= Emilsen Manyoma =

Colombian human rights activist

Emilsen Manyoma (1984 or 1985 - 2017) was a human rights activist from Colombia. Manyoma was of Afro-Colombian descent. She worked for the "Communities Building Peace in Territories" or CONPAZ network in the Bajo Calima region of the country in Valle del Cauca. Manyoma had been an outspoken critic of right-wing paramilitaries and mining and agricultural corporations. Manyoma's work involved the rights of people displaced by drug trafficking. She had also been working for the Colombian Truth Commission, documenting murder and disappearances. She was assassinated in January 2017, along with Joe Javier Rodallega, her partner.

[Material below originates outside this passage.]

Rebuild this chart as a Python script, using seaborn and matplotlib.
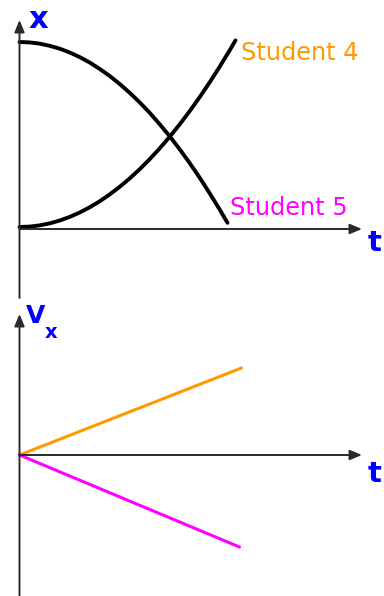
import matplotlib
matplotlib.use('Agg')
import pandas as pd
import matplotlib.pyplot as plt
import seaborn as sns

# x-t graph (1 unit = 20 px)
t_student4 = [0, 0.5, 1, 1.5, 2, 2.5, 3, 3.5, 4, 4.5, 5, 5.5, 6, 6.5, 7, 7.5,
              8, 8.5, 9, 9.5, 10, 10.5, 10.8]
x_student4 = [0.10, 0.12, 0.18, 0.28, 0.42, 0.60, 0.82, 1.08, 1.38, 1.72, 2.10, 2.52,
              2.98, 3.48, 4.02, 4.60, 5.22, 5.88, 6.58, 7.32, 8.10, 8.92, 9.43]
t_student5 = [0, 0.5, 1, 1.5, 2, 2.5, 3, 3.5, 4, 4.5, 5, 5.5, 6, 6.5, 7, 7.5,
              8, 8.5, 9, 9.5, 10, 10.4]
x_student5 = [9.35, 9.33, 9.27, 9.16, 9.02, 8.83, 8.60, 8.33, 8.01, 7.66, 7.26, 6.82,
              6.34, 5.82, 5.25, 4.65, 4.00, 3.31, 2.58, 1.80, 0.99, 0.31]

# vx-t graph
t_v4 = [0, 11.1]
vx_student4 = [0, 4.35]
t_v5 = [0, 11.0]
vx_student5 = [0, -4.6]

labels = ['Student 4', 'Student 5']
colors = {'Student 4': '#FF9900', 'Student 5': '#FF00FF'}
blue = '#0000FF'
axis_col = '#2a2a2a'

pos = pd.concat([
    pd.DataFrame({'t': t_student4, 'x': x_student4, 'who': labels[0]}),
    pd.DataFrame({'t': t_student5, 'x': x_student5, 'who': labels[1]}),
])
vel = pd.concat([
    pd.DataFrame({'t': t_v4, 'vx': vx_student4, 'who': labels[0]}),
    pd.DataFrame({'t': t_v5, 'vx': vx_student5, 'who': labels[1]}),
])

sns.set_style('white')
plt.rcParams['font.family'] = ['DejaVu Sans']

W, H = 384, 596
fig = plt.figure(figsize=(W / 100, H / 100), dpi=100)

# top panel occupies pixel rows 0..300, bottom 300..596
ax1 = fig.add_axes([0, 296 / H, 1, 300 / H])
ax2 = fig.add_axes([0, 0, 1, 296 / H])

px = 20.0
x0 = 19.5
ax1.set_xlim(-x0 / px, (W - x0) / px)
ax1.set_ylim((229 - 300) / px, 229 / px)
ax2.set_xlim(-x0 / px, (W - x0) / px)
ax2.set_ylim((455 - 596) / px, (455 - 300) / px)

arrow = dict(arrowstyle='-|>,head_length=0.6,head_width=0.25', color=axis_col,
             lw=1.4, mutation_scale=12, shrinkA=0, shrinkB=0)

# axes with arrows
ax1.annotate('', xy=(0, (229 - 20) / px), xytext=(0, (229 - 298) / px), arrowprops=arrow)
ax1.annotate('', xy=((362 - x0) / px, 0), xytext=(0, 0), arrowprops=arrow)
ax2.annotate('', xy=(0, (455 - 314) / px), xytext=(0, (455 - 600) / px), arrowprops=arrow,
             annotation_clip=False)
ax2.annotate('', xy=((362 - x0) / px, 0), xytext=(0, 0), arrowprops=arrow)

# position curves (black)
sns.lineplot(data=pos, x='t', y='x', units='who', estimator=None, color='black',
             linewidth=2.8, ax=ax1, legend=False, solid_joinstyle='round')
# velocity lines (coloured)
sns.lineplot(data=vel, x='t', y='vx', hue='who', palette=colors, linewidth=2.2,
             ax=ax2, legend=False)

for ax in (ax1, ax2):
    ax.axis('off')

# curve labels
ax1.annotate('Student 4', xy=(t_student4[-1], x_student4[-1]), xytext=(4, -9),
             textcoords='offset points', color=colors['Student 4'], fontsize=17.3,
             ha='left', va='center')
ax1.annotate('Student 5', xy=(t_student5[-1], x_student5[-1]), xytext=(2, 10.5),
             textcoords='offset points', color=colors['Student 5'], fontsize=17.3,
             ha='left', va='center')

# axis labels
fig.text(38 / W, 1 - 19 / H, 'x', color=blue, fontsize=22, fontweight='bold',
         ha='center', va='center')
fig.text(375 / W, 1 - 243 / H, 't', color=blue, fontsize=21, fontweight='bold',
         ha='center', va='center')
fig.text(375 / W, 1 - 474 / H, 't', color=blue, fontsize=21, fontweight='bold',
         ha='center', va='center')
fig.text(35.5 / W, 1 - 316 / H, 'V', color=blue, fontsize=18, fontweight='bold',
         ha='center', va='center')
fig.text(51.5 / W, 1 - 332 / H, 'x', color=blue, fontsize=14, fontweight='bold',
         ha='center', va='center')

fig.savefig('out.png', dpi=100)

Emilsen also worked with Humanitarian Space Puente Nayero which began in April 2014 trying to create a space free from armed groups.

==Assassination==
Rodallega's mother told El País that Manyoma and Rodallega had been at home in their pajamas watching a movie with their son on the night of 14 January 2017 when they boarded a taxi, never to be seen again. Their bodies were found three days later in a rural zone of Buenaventura, the city where they lived, in a state of decomposition with stab wounds and gunshot wounds. Both of their throats had been slit, and Rodallega's hands were bound. In the days following her assassination, the FARC issued a statement blaming Manyoma's brother Marco Antonio Manyoma Ocampo, alias Camilo Robledo, for her murder. According to the statement, Robledo had deserted from the FARC with money and weapons and returned to Buenaventura where he killed his sister and her partner. In February 2017, Colombian authorities arrested taxi driver Julio César Valencia Moreno for supposedly participating in the murder, and they arrested Manyoma's brother Marco Antonio Manyoma Ocampo a week later. On 13 February, 2017, a man whose name was not revealed was also arrested and sent to prison for the same case.

Her work against the interests of businesses and paramilitaries were described as the reasons for the murder: Her murder was part of a series of killings of political activists in the country that occurred during the presidency of Juan Manuel Santos: at least 534 activists were killed between 2011 and 2016.